**Problem details:** Output the data word for word, dropping every image.

— Start Provided records —

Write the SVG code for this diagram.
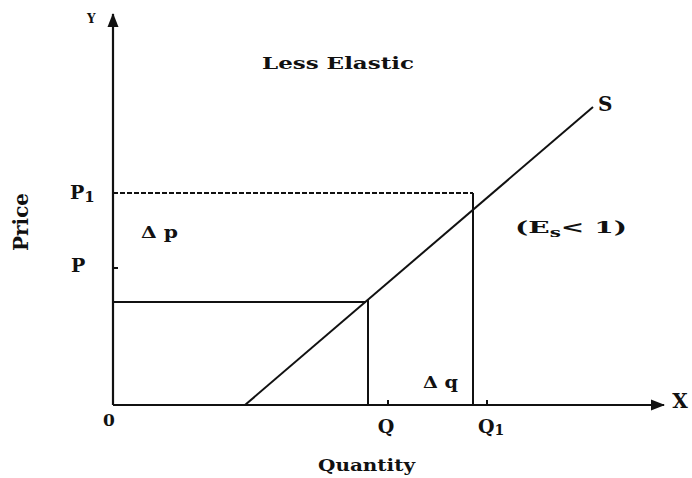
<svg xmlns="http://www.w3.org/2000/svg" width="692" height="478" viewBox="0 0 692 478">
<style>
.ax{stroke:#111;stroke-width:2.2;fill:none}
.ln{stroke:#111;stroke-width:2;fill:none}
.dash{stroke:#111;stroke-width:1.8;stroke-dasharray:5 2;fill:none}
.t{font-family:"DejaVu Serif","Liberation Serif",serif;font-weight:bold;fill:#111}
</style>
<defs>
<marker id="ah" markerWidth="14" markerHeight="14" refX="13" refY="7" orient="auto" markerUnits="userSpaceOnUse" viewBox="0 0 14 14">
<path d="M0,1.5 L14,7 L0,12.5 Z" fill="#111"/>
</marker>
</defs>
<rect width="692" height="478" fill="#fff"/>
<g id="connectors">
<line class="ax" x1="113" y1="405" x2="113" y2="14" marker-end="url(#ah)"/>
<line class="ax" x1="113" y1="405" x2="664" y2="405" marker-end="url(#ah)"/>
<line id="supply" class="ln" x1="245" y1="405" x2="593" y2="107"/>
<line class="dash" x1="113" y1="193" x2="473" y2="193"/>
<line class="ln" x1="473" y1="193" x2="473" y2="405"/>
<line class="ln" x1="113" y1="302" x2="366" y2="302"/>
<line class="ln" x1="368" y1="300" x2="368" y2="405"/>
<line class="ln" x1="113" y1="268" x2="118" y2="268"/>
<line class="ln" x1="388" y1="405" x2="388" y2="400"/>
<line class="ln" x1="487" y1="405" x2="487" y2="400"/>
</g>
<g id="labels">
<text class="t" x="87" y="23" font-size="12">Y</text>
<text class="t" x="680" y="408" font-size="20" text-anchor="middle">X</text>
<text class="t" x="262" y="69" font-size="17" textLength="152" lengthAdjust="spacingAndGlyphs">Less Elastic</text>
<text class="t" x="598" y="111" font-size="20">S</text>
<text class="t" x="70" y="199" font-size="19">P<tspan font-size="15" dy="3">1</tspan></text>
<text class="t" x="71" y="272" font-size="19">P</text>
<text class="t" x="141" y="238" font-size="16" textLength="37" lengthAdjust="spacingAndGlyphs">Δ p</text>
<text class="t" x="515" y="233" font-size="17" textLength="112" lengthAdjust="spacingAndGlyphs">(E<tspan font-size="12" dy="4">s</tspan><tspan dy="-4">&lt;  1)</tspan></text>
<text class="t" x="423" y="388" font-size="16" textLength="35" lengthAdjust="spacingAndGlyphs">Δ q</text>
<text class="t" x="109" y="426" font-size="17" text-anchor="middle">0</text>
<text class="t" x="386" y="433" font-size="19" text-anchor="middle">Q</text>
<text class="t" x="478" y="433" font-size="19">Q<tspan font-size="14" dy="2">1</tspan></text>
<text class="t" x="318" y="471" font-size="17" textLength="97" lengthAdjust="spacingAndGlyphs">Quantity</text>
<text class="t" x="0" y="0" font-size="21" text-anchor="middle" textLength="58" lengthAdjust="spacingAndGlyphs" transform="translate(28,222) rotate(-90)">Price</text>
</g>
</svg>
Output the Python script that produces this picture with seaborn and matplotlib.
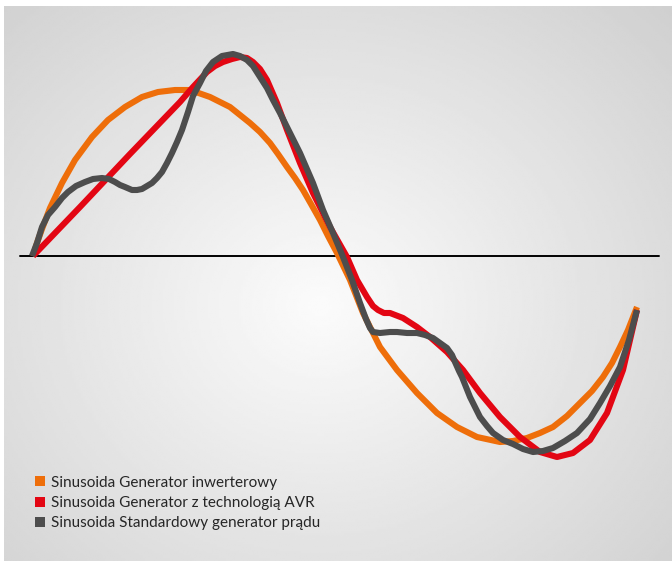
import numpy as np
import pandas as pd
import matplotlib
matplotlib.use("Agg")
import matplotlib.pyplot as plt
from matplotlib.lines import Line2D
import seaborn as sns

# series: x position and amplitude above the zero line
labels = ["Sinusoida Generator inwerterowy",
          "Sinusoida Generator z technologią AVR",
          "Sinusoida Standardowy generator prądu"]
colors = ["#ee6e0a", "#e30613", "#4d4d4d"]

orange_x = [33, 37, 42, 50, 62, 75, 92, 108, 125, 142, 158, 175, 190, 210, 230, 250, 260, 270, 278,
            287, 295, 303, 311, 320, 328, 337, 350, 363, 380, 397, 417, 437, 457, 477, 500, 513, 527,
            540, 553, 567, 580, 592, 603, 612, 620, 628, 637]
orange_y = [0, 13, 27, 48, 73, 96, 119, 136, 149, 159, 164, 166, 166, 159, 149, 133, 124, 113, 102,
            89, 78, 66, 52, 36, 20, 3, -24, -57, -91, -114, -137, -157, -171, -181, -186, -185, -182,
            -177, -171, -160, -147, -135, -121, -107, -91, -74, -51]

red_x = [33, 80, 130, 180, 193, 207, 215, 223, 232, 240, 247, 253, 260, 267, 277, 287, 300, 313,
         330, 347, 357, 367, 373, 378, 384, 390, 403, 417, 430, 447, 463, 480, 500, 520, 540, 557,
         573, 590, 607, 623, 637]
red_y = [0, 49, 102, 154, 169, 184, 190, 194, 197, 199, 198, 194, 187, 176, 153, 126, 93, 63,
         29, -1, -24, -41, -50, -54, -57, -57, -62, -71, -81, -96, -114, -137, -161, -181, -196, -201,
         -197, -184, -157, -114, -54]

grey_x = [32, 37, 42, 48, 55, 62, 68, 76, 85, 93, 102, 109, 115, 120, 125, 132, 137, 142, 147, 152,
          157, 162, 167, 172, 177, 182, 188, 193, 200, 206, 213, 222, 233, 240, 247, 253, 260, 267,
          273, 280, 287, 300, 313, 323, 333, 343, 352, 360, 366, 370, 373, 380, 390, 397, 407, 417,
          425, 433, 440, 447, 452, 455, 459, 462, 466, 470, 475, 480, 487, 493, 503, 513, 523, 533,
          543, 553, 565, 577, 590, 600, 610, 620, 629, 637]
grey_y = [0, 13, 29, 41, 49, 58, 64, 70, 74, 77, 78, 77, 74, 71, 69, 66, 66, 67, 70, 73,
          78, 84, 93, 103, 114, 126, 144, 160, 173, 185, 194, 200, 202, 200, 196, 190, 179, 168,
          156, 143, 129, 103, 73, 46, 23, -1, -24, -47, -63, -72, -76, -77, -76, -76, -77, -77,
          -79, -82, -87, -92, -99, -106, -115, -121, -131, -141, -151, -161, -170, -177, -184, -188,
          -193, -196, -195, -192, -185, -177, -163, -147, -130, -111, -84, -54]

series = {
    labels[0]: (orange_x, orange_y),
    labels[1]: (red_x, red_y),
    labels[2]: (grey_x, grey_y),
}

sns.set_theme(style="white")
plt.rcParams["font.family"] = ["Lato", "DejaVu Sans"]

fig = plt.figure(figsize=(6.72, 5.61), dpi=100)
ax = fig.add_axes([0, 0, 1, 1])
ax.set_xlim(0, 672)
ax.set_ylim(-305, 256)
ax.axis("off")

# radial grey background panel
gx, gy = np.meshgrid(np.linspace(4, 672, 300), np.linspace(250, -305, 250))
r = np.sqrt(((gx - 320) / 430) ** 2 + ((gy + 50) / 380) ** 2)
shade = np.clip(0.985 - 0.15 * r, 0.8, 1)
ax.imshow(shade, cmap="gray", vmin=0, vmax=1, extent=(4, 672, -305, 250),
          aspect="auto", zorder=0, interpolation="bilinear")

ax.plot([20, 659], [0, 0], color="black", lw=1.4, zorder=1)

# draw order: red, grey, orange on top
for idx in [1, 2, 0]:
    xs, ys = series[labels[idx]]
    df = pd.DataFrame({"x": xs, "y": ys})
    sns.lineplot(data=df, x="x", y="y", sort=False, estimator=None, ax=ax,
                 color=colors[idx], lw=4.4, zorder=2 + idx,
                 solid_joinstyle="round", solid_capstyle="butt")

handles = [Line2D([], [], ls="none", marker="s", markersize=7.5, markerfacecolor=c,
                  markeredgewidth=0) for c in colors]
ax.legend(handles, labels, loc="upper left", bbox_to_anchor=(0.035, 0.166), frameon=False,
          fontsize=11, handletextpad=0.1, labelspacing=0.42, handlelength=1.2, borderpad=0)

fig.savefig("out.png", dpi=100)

— End Provided records —

**Response to the task:**
Write the SVG code for this diagram.
<svg xmlns="http://www.w3.org/2000/svg" width="692" height="478" viewBox="0 0 692 478">
<style>
.ax{stroke:#111;stroke-width:2.2;fill:none}
.ln{stroke:#111;stroke-width:2;fill:none}
.dash{stroke:#111;stroke-width:1.8;stroke-dasharray:5 2;fill:none}
.t{font-family:"DejaVu Serif","Liberation Serif",serif;font-weight:bold;fill:#111}
</style>
<defs>
<marker id="ah" markerWidth="14" markerHeight="14" refX="13" refY="7" orient="auto" markerUnits="userSpaceOnUse" viewBox="0 0 14 14">
<path d="M0,1.5 L14,7 L0,12.5 Z" fill="#111"/>
</marker>
</defs>
<rect width="692" height="478" fill="#fff"/>
<g id="connectors">
<line class="ax" x1="113" y1="405" x2="113" y2="14" marker-end="url(#ah)"/>
<line class="ax" x1="113" y1="405" x2="664" y2="405" marker-end="url(#ah)"/>
<line id="supply" class="ln" x1="245" y1="405" x2="593" y2="107"/>
<line class="dash" x1="113" y1="193" x2="473" y2="193"/>
<line class="ln" x1="473" y1="193" x2="473" y2="405"/>
<line class="ln" x1="113" y1="302" x2="366" y2="302"/>
<line class="ln" x1="368" y1="300" x2="368" y2="405"/>
<line class="ln" x1="113" y1="268" x2="118" y2="268"/>
<line class="ln" x1="388" y1="405" x2="388" y2="400"/>
<line class="ln" x1="487" y1="405" x2="487" y2="400"/>
</g>
<g id="labels">
<text class="t" x="87" y="23" font-size="12">Y</text>
<text class="t" x="680" y="408" font-size="20" text-anchor="middle">X</text>
<text class="t" x="262" y="69" font-size="17" textLength="152" lengthAdjust="spacingAndGlyphs">Less Elastic</text>
<text class="t" x="598" y="111" font-size="20">S</text>
<text class="t" x="70" y="199" font-size="19">P<tspan font-size="15" dy="3">1</tspan></text>
<text class="t" x="71" y="272" font-size="19">P</text>
<text class="t" x="141" y="238" font-size="16" textLength="37" lengthAdjust="spacingAndGlyphs">Δ p</text>
<text class="t" x="515" y="233" font-size="17" textLength="112" lengthAdjust="spacingAndGlyphs">(E<tspan font-size="12" dy="4">s</tspan><tspan dy="-4">&lt;  1)</tspan></text>
<text class="t" x="423" y="388" font-size="16" textLength="35" lengthAdjust="spacingAndGlyphs">Δ q</text>
<text class="t" x="109" y="426" font-size="17" text-anchor="middle">0</text>
<text class="t" x="386" y="433" font-size="19" text-anchor="middle">Q</text>
<text class="t" x="478" y="433" font-size="19">Q<tspan font-size="14" dy="2">1</tspan></text>
<text class="t" x="318" y="471" font-size="17" textLength="97" lengthAdjust="spacingAndGlyphs">Quantity</text>
<text class="t" x="0" y="0" font-size="21" text-anchor="middle" textLength="58" lengthAdjust="spacingAndGlyphs" transform="translate(28,222) rotate(-90)">Price</text>
</g>
</svg>
Output the Python script that produces this picture with seaborn and matplotlib.
import numpy as np
import pandas as pd
import matplotlib
matplotlib.use("Agg")
import matplotlib.pyplot as plt
from matplotlib.lines import Line2D
import seaborn as sns

# series: x position and amplitude above the zero line
labels = ["Sinusoida Generator inwerterowy",
          "Sinusoida Generator z technologią AVR",
          "Sinusoida Standardowy generator prądu"]
colors = ["#ee6e0a", "#e30613", "#4d4d4d"]

orange_x = [33, 37, 42, 50, 62, 75, 92, 108, 125, 142, 158, 175, 190, 210, 230, 250, 260, 270, 278,
            287, 295, 303, 311, 320, 328, 337, 350, 363, 380, 397, 417, 437, 457, 477, 500, 513, 527,
            540, 553, 567, 580, 592, 603, 612, 620, 628, 637]
orange_y = [0, 13, 27, 48, 73, 96, 119, 136, 149, 159, 164, 166, 166, 159, 149, 133, 124, 113, 102,
            89, 78, 66, 52, 36, 20, 3, -24, -57, -91, -114, -137, -157, -171, -181, -186, -185, -182,
            -177, -171, -160, -147, -135, -121, -107, -91, -74, -51]

red_x = [33, 80, 130, 180, 193, 207, 215, 223, 232, 240, 247, 253, 260, 267, 277, 287, 300, 313,
         330, 347, 357, 367, 373, 378, 384, 390, 403, 417, 430, 447, 463, 480, 500, 520, 540, 557,
         573, 590, 607, 623, 637]
red_y = [0, 49, 102, 154, 169, 184, 190, 194, 197, 199, 198, 194, 187, 176, 153, 126, 93, 63,
         29, -1, -24, -41, -50, -54, -57, -57, -62, -71, -81, -96, -114, -137, -161, -181, -196, -201,
         -197, -184, -157, -114, -54]

grey_x = [32, 37, 42, 48, 55, 62, 68, 76, 85, 93, 102, 109, 115, 120, 125, 132, 137, 142, 147, 152,
          157, 162, 167, 172, 177, 182, 188, 193, 200, 206, 213, 222, 233, 240, 247, 253, 260, 267,
          273, 280, 287, 300, 313, 323, 333, 343, 352, 360, 366, 370, 373, 380, 390, 397, 407, 417,
          425, 433, 440, 447, 452, 455, 459, 462, 466, 470, 475, 480, 487, 493, 503, 513, 523, 533,
          543, 553, 565, 577, 590, 600, 610, 620, 629, 637]
grey_y = [0, 13, 29, 41, 49, 58, 64, 70, 74, 77, 78, 77, 74, 71, 69, 66, 66, 67, 70, 73,
          78, 84, 93, 103, 114, 126, 144, 160, 173, 185, 194, 200, 202, 200, 196, 190, 179, 168,
          156, 143, 129, 103, 73, 46, 23, -1, -24, -47, -63, -72, -76, -77, -76, -76, -77, -77,
          -79, -82, -87, -92, -99, -106, -115, -121, -131, -141, -151, -161, -170, -177, -184, -188,
          -193, -196, -195, -192, -185, -177, -163, -147, -130, -111, -84, -54]

series = {
    labels[0]: (orange_x, orange_y),
    labels[1]: (red_x, red_y),
    labels[2]: (grey_x, grey_y),
}

sns.set_theme(style="white")
plt.rcParams["font.family"] = ["Lato", "DejaVu Sans"]

fig = plt.figure(figsize=(6.72, 5.61), dpi=100)
ax = fig.add_axes([0, 0, 1, 1])
ax.set_xlim(0, 672)
ax.set_ylim(-305, 256)
ax.axis("off")

# radial grey background panel
gx, gy = np.meshgrid(np.linspace(4, 672, 300), np.linspace(250, -305, 250))
r = np.sqrt(((gx - 320) / 430) ** 2 + ((gy + 50) / 380) ** 2)
shade = np.clip(0.985 - 0.15 * r, 0.8, 1)
ax.imshow(shade, cmap="gray", vmin=0, vmax=1, extent=(4, 672, -305, 250),
          aspect="auto", zorder=0, interpolation="bilinear")

ax.plot([20, 659], [0, 0], color="black", lw=1.4, zorder=1)

# draw order: red, grey, orange on top
for idx in [1, 2, 0]:
    xs, ys = series[labels[idx]]
    df = pd.DataFrame({"x": xs, "y": ys})
    sns.lineplot(data=df, x="x", y="y", sort=False, estimator=None, ax=ax,
                 color=colors[idx], lw=4.4, zorder=2 + idx,
                 solid_joinstyle="round", solid_capstyle="butt")

handles = [Line2D([], [], ls="none", marker="s", markersize=7.5, markerfacecolor=c,
                  markeredgewidth=0) for c in colors]
ax.legend(handles, labels, loc="upper left", bbox_to_anchor=(0.035, 0.166), frameon=False,
          fontsize=11, handletextpad=0.1, labelspacing=0.42, handlelength=1.2, borderpad=0)

fig.savefig("out.png", dpi=100)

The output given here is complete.